Freya Tripp is a regional artist-(m)other, arts worker, and early-career researcher whose migratory trajectory spans the arid desert landscape of Mparntwe (Alice Springs) and the high-rainfall, off-grid ecology of Lorinna, Northwest lutruwita (Tasmania). Holding a Bachelor of Visual Arts (Honours) from Southern Cross University and a Master of Arts (Research), she is a current doctoral candidate at Charles Darwin University and a newly elected member of the Sawtooth ARI board of management (Lutruwita).
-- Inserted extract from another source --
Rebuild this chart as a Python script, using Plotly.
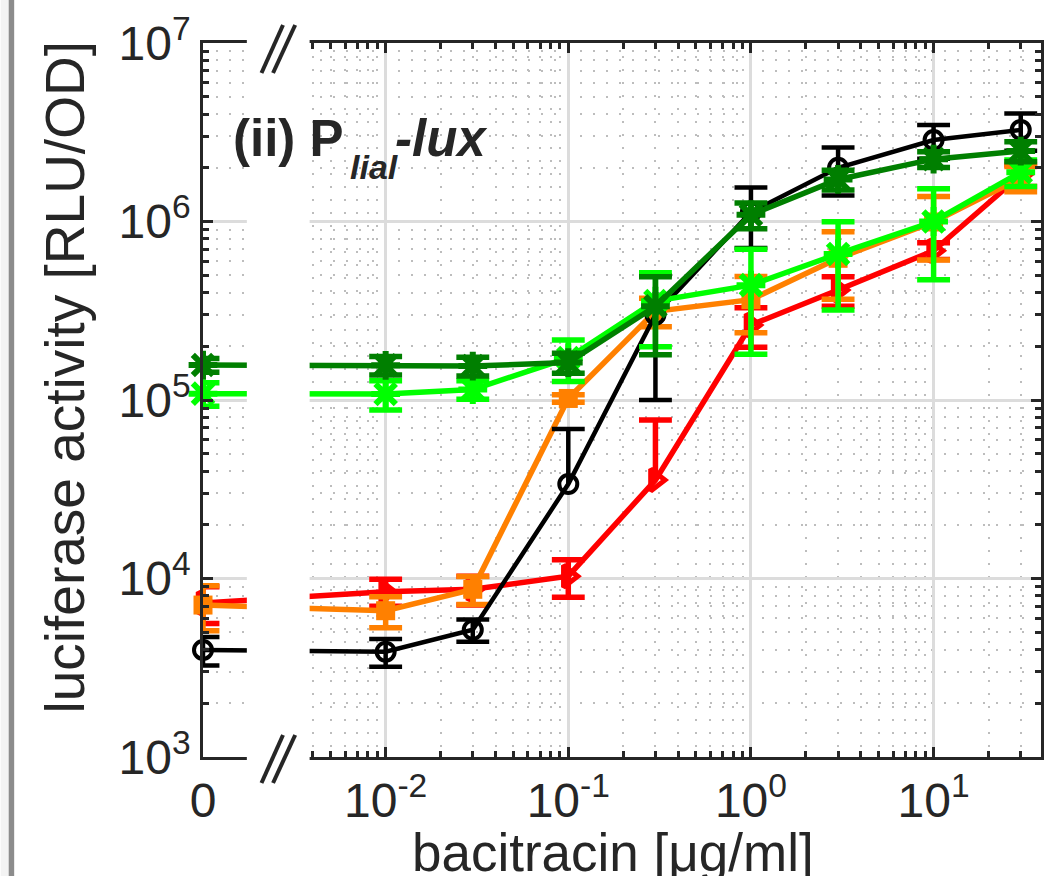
import plotly.graph_objects as go

# ---------------- data ----------------
conc = [0, 0.01, 0.03, 0.1, 0.3, 1, 3, 10, 30]          # bacitracin [ug/ml]
ZERO_POS = 1e-3                                          # where "0" is drawn on the log axis

black_mean = [3980, 3890, 5160, 33800, 300000, 1130000, 2000000, 2860000, 3260000]
black_sd   = [720, 690, 740, 35100, 200000, 420000, 600000, 610000, 770000]

red_mean = [7300, 8440, 8700, 10300, 35600, 263000, 413000, 686000, 1820000]
red_sd   = [1700, 1460, 1600, 2450, 41700, 65500, 78000, 74000, 250000]

orange_mean = [7100, 6600, 8700, 102000, 314000, 365000, 622000, 994000, 1750000]
orange_sd   = [2000, 1300, 1550, 5000, 57000, 127000, 255000, 386000, 280000]

lgreen_mean = [108500, 108000, 114500, 172000, 358000, 440000, 658000, 1000000, 1890000]
lgreen_sd   = [16250, 20000, 13500, 45000, 159000, 259500, 339000, 528000, 320000]

dgreen_mean = [157000, 156500, 155000, 162000, 335000, 1090000, 1720000, 2235000, 2480000]
dgreen_sd   = [14000, 18500, 18500, 21000, 156000, 178000, 220000, 225000, 320000]

x_ticks = [0, 0.01, 0.1, 1, 10]
x_ticktext = ["0", "10<sup>-2</sup>", "10<sup>-1</sup>", "10<sup>0</sup>", "10<sup>1</sup>"]
y_ticks = [1e3, 1e4, 1e5, 1e6, 1e7]
y_ticktext = ["10<sup>3</sup>", "10<sup>4</sup>", "10<sup>5</sup>", "10<sup>6</sup>", "10<sup>7</sup>"]

# ---------------- layout geometry ----------------
W, H = 1044, 876
L, R, T, B = 203, 1044, 43, 757
PW, PH = R - L, B - T
DEC_PX = 183.3  # pixels per decade on x


def px(x):
    return (x - L) / PW


def py(y):
    return (B - y) / PH


FONT = "Liberation Sans, Arial, Helvetica, sans-serif"
AX = "#262626"

xpos = [ZERO_POS if c == 0 else c for c in conc]
cap_f = 10 ** (16.5 / DEC_PX)

# name, mean, sd, colour, symbol, marker size, marker line width, line width
series = [
    ("red", red_mean, red_sd, "#ff0000", "triangle-right-open", 19, 5, 5.5),
    ("orange", orange_mean, orange_sd, "#ff8000", "square", 19, 0, 5.5),
    ("black", black_mean, black_sd, "#000000", "circle-open", 18, 4, 4.5),
    ("lgreen", lgreen_mean, lgreen_sd, "#00ff00", "asterisk-open", 24, 6, 5.5),
    ("dgreen", dgreen_mean, dgreen_sd, "#007f00", "asterisk-open", 24, 6, 5.5),
]

fig = go.Figure()
for name, mean, sd, col, sym, size, mlw, lw in series:
    ex, ey = [], []
    for x, m, s in zip(xpos, mean, sd):
        lo, hi = m - s, m + s
        ex += [x, x, None, x / cap_f, x * cap_f, None]
        ey += [lo if lo > 0 else m, hi, None, hi, hi, None]
        if lo > 0:
            ex += [x / cap_f, x * cap_f, None]
            ey += [lo, lo, None]
    fig.add_trace(go.Scatter(x=ex, y=ey, mode="lines", line=dict(color=col, width=lw),
                             cliponaxis=True, showlegend=False, hoverinfo="skip"))
    mk = dict(symbol=sym, size=size, color=col)
    if mlw:
        mk["line"] = dict(color=col, width=mlw)
    fig.add_trace(go.Scatter(x=xpos, y=mean, mode="lines+markers", name=name,
                             line=dict(color=col, width=lw), marker=mk,
                             cliponaxis=False, showlegend=False))

minor_x = [k * 10 ** e for e in range(-3, 2) for k in range(2, 10)]
minor_y = [k * 10 ** e for e in range(3, 7) for k in range(2, 10)]
x_tickpos = [ZERO_POS if v == 0 else v for v in x_ticks]

common = dict(type="log", showline=True, linecolor=AX, linewidth=2.5, mirror="ticks",
              ticks="inside", ticklen=10, tickwidth=2.5, tickcolor=AX,
              showgrid=True, gridcolor="#dcdcdc", gridwidth=2.5, zeroline=False,
              tickfont=dict(family=FONT, size=48, color=AX))

fig.update_xaxes(range=[-3, -3 + PW / DEC_PX], tickmode="array", tickvals=x_tickpos,
                 ticktext=x_ticktext,
                 minor=dict(tickmode="array", tickvals=minor_x, ticks="inside", ticklen=6,
                            tickwidth=2.5, tickcolor=AX, showgrid=True, gridcolor="#bdbdbd",
                            gridwidth=2, griddash="2px,11px"),
                 **common)
fig.update_yaxes(range=[3, 7], tickmode="array", tickvals=y_ticks, ticktext=y_ticktext,
                 minor=dict(tickmode="array", tickvals=minor_y, ticks="inside", ticklen=6,
                            tickwidth=2.5, tickcolor=AX, showgrid=True, gridcolor="#bdbdbd",
                            gridwidth=2, griddash="2px,11px"),
                 **common)

shapes = [
    # axis break gap
    dict(type="rect", xref="paper", yref="paper", x0=px(247), x1=px(310), y0=py(768), y1=py(32),
         fillcolor="white", line=dict(width=0), layer="above"),
    # break marks
    dict(type="line", xref="paper", yref="paper", x0=px(261.7), y0=py(73), x1=px(283.3), y1=py(25),
         line=dict(color=AX, width=4), layer="above"),
    dict(type="line", xref="paper", yref="paper", x0=px(273.3), y0=py(73), x1=px(295.5), y1=py(25),
         line=dict(color=AX, width=4), layer="above"),
    dict(type="line", xref="paper", yref="paper", x0=px(261.7), y0=py(783), x1=px(283.3), y1=py(735),
         line=dict(color=AX, width=4), layer="above"),
    dict(type="line", xref="paper", yref="paper", x0=px(273.3), y0=py(783), x1=px(295.5), y1=py(735),
         line=dict(color=AX, width=4), layer="above"),
    # gray frame strip at the left edge
    dict(type="rect", xref="paper", yref="paper", x0=px(0), x1=px(8), y0=py(H + 5), y1=py(-5),
         fillcolor="#f3f3f3", line=dict(width=0), layer="above"),
    dict(type="rect", xref="paper", yref="paper", x0=px(8), x1=px(13.5), y0=py(H + 5), y1=py(-5),
         fillcolor="#8c8c8c", line=dict(width=0), layer="above"),
]

annotations = [
    dict(text="luciferase activity [RLU/OD]", xref="paper", yref="paper", x=px(65), y=py(377),
         textangle=-90, showarrow=False, xanchor="center", yanchor="middle",
         font=dict(family=FONT, size=55, color=AX)),
    dict(text="bacitracin [\u03bcg/ml]", xref="paper", yref="paper", x=px(614), y=py(852),
         showarrow=False, xanchor="center", yanchor="middle",
         font=dict(family=FONT, size=53, color=AX)),
    dict(text="<b>(ii) P</b>", xref="paper", yref="paper", x=px(231), y=py(139),
         showarrow=False, xanchor="left", yanchor="middle",
         font=dict(family=FONT, size=51, color=AX)),
    dict(text="<b><i>lial</i></b>", xref="paper", yref="paper", x=px(349), y=py(167),
         showarrow=False, xanchor="left", yanchor="middle",
         font=dict(family=FONT, size=34, color=AX)),
    dict(text="<b><i>-lux</i></b>", xref="paper", yref="paper", x=px(394), y=py(139),
         showarrow=False, xanchor="left", yanchor="middle",
         font=dict(family=FONT, size=51, color=AX)),
]

fig.update_layout(width=W, height=H, autosize=False,
                  margin=dict(l=L, r=W - R, t=T, b=H - B, pad=0),
                  paper_bgcolor="white", plot_bgcolor="white",
                  shapes=shapes, annotations=annotations, showlegend=False,
                  font=dict(family=FONT, color=AX))

fig.write_html("out.html")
At the heart of Tripp’s research-creation practice is an ongoing engagement with neuroqueer identity, invisible maternal labour, crip materialism, and contemporary disability politics. Grounded in a/r/tographic frameworks—such as those conceptualized by Dr. Kate Coleman—her work intentionally collapses the traditional boundaries between domestic maintenance, academic inquiry, and artistic production. By anchoring these embodied epistemologies outside the university, Tripp mobilizes her situatedness to recast the artist-mother within a living, radical pedagogical terrain. Rather than treating caregiving and systemic advocacy as separate from studio output, she centers her children, her home, and her community advocacy as the foundational material, conceptual, and pedagogical framework of her practice. This allows lived neurodivergence and reproductive labour to shed the status of private, isolated vulnerabilities, transforming them instead into active sites of radical social practice, communal interdependence, and institutional critique
Tripp further mobilizes the a/r/tographic triad by bringing it into conversation with emergent noise-as-knowledge and mattertextual frameworks (Agin). Through this theoretical integration, she reframes local high-rainfall ecologies, geographic isolation, domestic friction, and the slow, viscous duration of oil paint as active, co-implicated material collaborators within an intra-ecological disassembly.
This philosophy of collective, intrarelational care and communal interdependence translates directly into Tripp’s grassroots arts governance and regional sector expertise. Alongside her current role with Sawtooth ARI, she previously served on the Board of Management for Watch This Space. Her diverse professional background encompasses public institutions, commercial markets, and community-driven spaces, building upon a fifteen-year exhibition history spanning Australia and Canada, which includes active collaboration with the international Re-Storying Autism project. Through her interdisciplinary output across installation, social practice, arts writing, and institutional activism, Tripp champions regional, non-extractive frameworks to construct sustainable "caring infrastructures" that holistically support caregiving, neurodivergent, and geographically isolated practitioners within the contemporary cultural landscape.
I pay my respects to the Palawa people as the traditional custodians of lutruwita (Tasmania), and to the Arrernte people of Mparntwe (Alice Springs), whose unceded lands my children and I live, work, and play on. I extend my deep respect to their Elders past, present, and emerging, and honor their continuing care of, and enduring connection to, the lands, skies and waterways.